EXERCISE INSTRUCTIONS ▸
Extract word for word the lines of the listing from its start to the line holding "from matplotlib.lines import Line2D", both ends kept; pictures are not part of the copy.

TASK DATA ▸
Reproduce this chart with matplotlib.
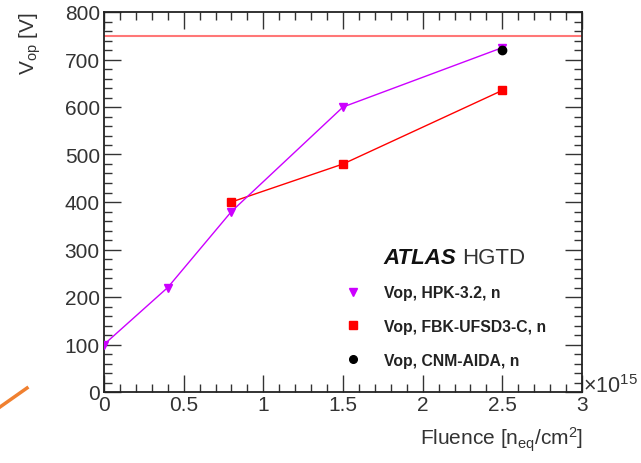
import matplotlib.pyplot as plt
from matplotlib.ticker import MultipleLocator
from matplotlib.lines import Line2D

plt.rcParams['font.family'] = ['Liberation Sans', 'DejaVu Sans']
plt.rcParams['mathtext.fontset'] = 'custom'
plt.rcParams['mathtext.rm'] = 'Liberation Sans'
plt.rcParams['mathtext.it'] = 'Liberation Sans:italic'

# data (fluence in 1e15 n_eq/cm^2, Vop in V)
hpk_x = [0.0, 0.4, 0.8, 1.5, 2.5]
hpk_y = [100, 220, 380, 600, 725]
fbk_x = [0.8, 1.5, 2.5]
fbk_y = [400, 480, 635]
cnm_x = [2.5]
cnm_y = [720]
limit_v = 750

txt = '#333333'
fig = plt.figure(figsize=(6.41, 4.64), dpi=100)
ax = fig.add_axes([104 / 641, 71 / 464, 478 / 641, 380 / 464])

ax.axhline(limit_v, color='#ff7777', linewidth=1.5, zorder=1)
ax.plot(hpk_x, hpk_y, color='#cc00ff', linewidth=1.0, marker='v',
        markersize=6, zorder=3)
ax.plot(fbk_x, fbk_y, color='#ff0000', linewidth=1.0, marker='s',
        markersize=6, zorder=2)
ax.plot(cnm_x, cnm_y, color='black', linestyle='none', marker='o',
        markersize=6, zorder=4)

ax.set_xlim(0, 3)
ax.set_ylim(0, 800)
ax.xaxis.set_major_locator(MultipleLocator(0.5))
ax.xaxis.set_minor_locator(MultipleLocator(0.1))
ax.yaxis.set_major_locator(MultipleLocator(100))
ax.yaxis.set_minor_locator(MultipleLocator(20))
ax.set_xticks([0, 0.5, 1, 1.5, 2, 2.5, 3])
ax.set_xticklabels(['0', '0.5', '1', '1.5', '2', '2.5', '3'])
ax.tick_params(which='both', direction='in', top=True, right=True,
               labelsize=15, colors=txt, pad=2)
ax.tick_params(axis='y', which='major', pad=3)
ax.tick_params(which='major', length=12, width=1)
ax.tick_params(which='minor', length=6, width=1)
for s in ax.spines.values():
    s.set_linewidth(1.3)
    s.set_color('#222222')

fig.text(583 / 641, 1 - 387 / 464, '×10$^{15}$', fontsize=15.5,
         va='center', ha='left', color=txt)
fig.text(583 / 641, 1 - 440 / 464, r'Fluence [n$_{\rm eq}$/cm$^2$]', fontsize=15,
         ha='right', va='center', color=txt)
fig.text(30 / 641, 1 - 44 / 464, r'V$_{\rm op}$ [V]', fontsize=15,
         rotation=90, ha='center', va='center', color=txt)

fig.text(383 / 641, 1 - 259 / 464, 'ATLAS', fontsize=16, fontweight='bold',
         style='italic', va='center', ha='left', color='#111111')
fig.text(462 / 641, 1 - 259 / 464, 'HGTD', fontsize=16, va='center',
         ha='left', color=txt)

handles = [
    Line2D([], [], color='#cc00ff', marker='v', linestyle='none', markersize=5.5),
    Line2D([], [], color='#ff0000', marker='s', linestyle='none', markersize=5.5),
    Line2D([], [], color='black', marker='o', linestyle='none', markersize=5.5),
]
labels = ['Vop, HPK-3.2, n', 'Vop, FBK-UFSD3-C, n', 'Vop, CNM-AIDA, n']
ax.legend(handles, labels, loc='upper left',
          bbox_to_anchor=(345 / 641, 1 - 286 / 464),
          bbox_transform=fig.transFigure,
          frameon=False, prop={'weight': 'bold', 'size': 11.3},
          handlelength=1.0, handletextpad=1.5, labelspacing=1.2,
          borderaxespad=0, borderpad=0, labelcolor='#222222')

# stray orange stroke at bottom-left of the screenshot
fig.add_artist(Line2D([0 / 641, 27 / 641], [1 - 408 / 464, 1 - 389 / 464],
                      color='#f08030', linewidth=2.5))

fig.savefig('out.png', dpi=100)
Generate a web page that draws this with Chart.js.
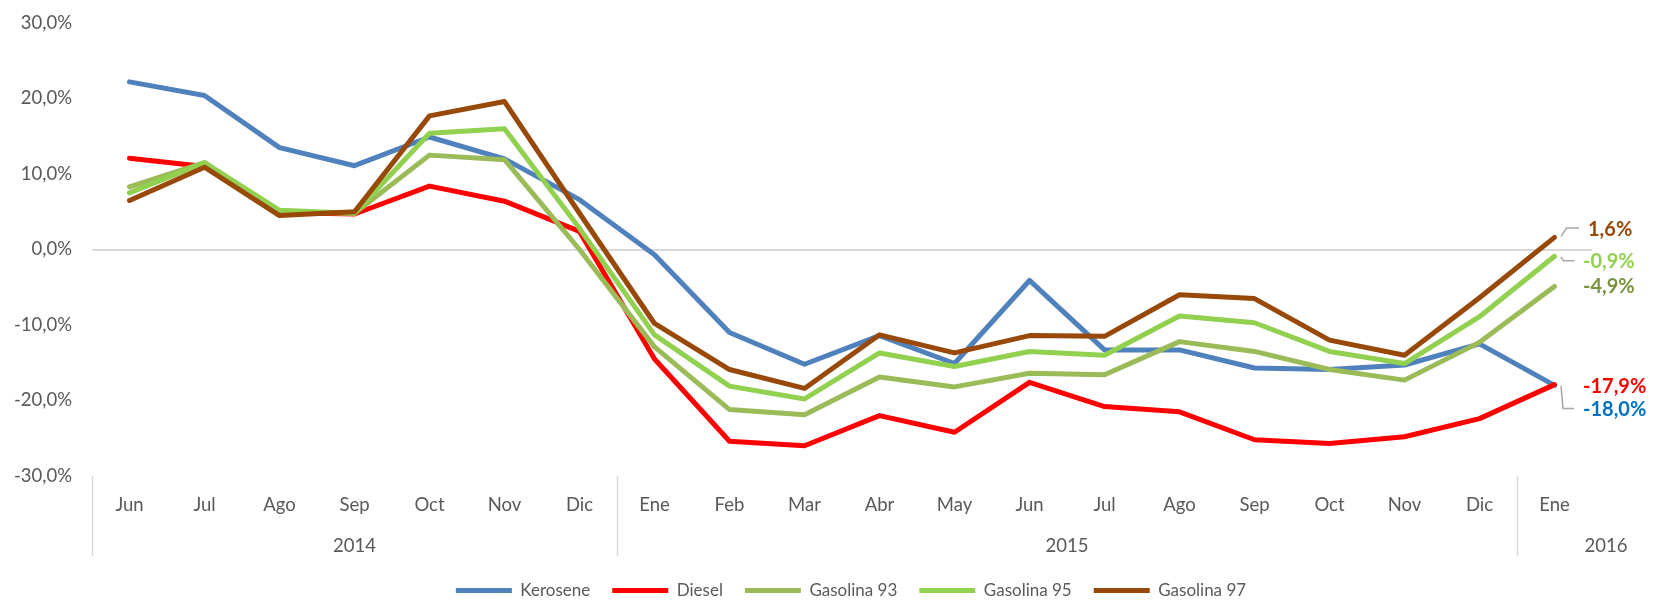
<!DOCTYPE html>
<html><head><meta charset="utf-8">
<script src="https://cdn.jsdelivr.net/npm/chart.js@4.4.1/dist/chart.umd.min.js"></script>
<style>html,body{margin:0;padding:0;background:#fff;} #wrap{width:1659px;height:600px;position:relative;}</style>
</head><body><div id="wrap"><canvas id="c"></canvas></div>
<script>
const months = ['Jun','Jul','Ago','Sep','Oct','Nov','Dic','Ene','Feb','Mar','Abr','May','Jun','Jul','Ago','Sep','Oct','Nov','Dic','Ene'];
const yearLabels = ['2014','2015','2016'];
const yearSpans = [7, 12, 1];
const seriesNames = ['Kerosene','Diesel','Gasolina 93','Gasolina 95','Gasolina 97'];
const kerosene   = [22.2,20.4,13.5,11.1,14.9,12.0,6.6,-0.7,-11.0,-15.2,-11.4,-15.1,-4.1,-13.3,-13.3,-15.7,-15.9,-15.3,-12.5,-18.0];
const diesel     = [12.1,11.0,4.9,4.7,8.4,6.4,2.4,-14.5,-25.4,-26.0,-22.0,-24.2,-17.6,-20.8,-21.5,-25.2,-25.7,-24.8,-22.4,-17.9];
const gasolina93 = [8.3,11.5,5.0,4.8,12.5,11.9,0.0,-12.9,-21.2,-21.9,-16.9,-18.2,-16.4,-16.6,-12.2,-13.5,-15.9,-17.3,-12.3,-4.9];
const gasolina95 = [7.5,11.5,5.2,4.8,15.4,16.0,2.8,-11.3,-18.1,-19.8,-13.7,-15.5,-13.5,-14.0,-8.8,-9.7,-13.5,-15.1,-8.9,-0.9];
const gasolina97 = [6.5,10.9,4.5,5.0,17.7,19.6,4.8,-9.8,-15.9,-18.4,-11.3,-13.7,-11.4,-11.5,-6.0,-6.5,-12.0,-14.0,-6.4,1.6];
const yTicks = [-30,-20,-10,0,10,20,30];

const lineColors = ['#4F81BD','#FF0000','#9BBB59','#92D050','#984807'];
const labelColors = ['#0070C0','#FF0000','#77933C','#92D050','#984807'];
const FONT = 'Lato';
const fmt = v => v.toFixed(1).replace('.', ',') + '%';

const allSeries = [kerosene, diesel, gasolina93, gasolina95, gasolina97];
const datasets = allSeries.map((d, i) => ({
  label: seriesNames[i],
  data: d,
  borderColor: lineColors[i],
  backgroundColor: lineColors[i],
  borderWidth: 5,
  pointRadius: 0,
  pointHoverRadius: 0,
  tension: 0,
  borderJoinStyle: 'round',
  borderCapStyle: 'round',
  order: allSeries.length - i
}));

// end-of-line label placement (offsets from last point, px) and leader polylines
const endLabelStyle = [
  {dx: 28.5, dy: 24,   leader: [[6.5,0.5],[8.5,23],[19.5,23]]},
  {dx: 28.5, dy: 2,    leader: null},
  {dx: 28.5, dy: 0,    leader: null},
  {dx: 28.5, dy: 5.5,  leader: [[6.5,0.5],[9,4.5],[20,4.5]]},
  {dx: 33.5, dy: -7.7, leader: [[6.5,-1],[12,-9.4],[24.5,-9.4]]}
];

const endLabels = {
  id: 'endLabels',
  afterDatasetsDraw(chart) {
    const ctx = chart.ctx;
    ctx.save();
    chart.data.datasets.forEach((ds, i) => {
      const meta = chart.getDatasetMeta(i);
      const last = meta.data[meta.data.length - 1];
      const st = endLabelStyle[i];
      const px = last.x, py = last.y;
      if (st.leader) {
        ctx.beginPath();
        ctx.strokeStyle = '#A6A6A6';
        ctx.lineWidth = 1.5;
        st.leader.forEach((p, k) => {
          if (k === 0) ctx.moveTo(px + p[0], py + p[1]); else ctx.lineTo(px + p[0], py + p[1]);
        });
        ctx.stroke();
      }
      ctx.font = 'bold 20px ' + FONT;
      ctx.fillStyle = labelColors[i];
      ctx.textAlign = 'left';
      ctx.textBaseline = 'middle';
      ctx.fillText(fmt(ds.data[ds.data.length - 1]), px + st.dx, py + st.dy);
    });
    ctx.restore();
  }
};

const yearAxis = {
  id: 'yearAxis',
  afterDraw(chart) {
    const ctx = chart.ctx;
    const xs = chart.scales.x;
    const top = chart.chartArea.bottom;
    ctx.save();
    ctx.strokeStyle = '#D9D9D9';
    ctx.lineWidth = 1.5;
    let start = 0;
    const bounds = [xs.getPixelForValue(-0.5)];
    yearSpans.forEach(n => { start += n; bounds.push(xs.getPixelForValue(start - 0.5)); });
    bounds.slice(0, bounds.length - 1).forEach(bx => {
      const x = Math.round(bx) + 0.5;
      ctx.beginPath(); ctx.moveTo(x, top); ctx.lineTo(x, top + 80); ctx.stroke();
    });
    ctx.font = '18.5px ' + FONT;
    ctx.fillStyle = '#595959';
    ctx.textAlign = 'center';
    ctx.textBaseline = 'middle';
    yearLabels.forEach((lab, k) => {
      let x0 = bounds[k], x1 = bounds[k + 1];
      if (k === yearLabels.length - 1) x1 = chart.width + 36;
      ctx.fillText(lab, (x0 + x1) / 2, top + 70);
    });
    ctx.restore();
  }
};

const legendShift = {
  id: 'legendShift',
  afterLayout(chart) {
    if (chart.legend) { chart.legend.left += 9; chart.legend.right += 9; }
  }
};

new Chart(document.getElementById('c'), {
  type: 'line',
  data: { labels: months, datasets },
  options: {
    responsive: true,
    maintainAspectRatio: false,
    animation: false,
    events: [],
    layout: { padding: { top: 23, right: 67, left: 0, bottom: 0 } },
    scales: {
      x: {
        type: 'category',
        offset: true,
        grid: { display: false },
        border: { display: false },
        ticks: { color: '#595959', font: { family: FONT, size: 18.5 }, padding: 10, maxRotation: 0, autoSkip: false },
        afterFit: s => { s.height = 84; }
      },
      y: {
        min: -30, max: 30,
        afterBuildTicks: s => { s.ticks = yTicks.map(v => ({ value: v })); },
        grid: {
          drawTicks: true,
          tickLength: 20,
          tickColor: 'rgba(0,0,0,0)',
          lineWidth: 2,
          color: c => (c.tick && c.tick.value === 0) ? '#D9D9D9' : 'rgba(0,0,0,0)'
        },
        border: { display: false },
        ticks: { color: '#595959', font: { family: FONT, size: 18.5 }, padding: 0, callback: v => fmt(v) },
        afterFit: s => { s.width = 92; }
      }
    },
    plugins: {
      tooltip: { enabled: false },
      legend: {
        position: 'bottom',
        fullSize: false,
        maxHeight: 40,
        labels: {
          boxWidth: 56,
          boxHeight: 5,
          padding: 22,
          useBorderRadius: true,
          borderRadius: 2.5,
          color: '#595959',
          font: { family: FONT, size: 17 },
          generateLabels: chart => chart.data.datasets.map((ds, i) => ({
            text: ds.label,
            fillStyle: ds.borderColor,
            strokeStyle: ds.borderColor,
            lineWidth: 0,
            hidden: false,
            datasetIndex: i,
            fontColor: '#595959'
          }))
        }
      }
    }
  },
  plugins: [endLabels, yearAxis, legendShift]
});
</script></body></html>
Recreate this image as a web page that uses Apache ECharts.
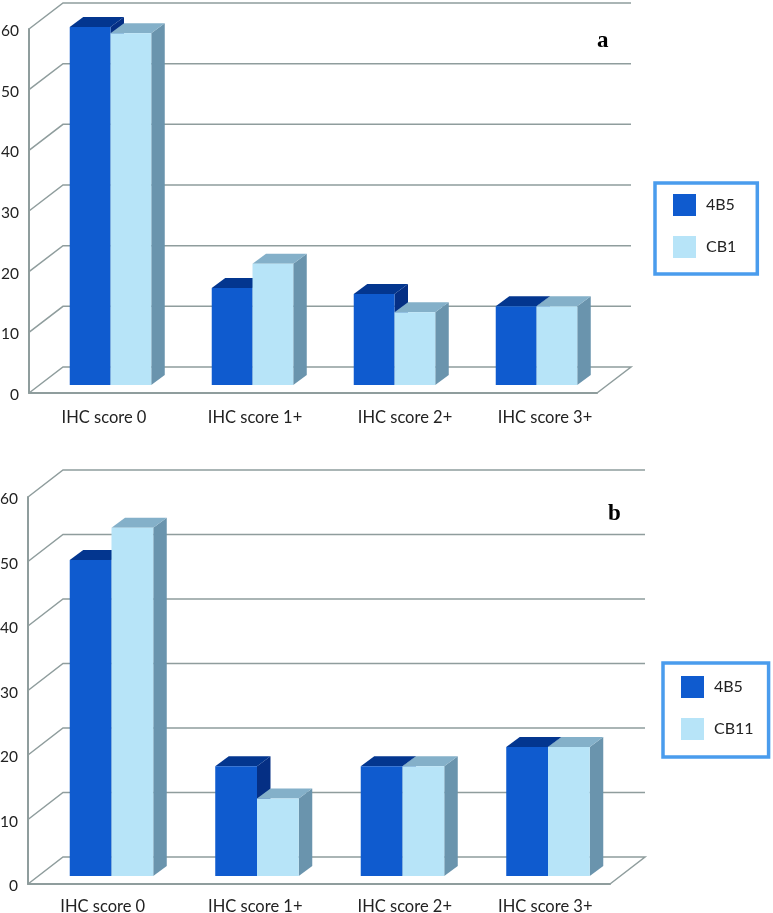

RESPONSE TO THE TASK ▸
Reproduce this chart with matplotlib.
import matplotlib.pyplot as plt
from matplotlib.ticker import MultipleLocator
from matplotlib.lines import Line2D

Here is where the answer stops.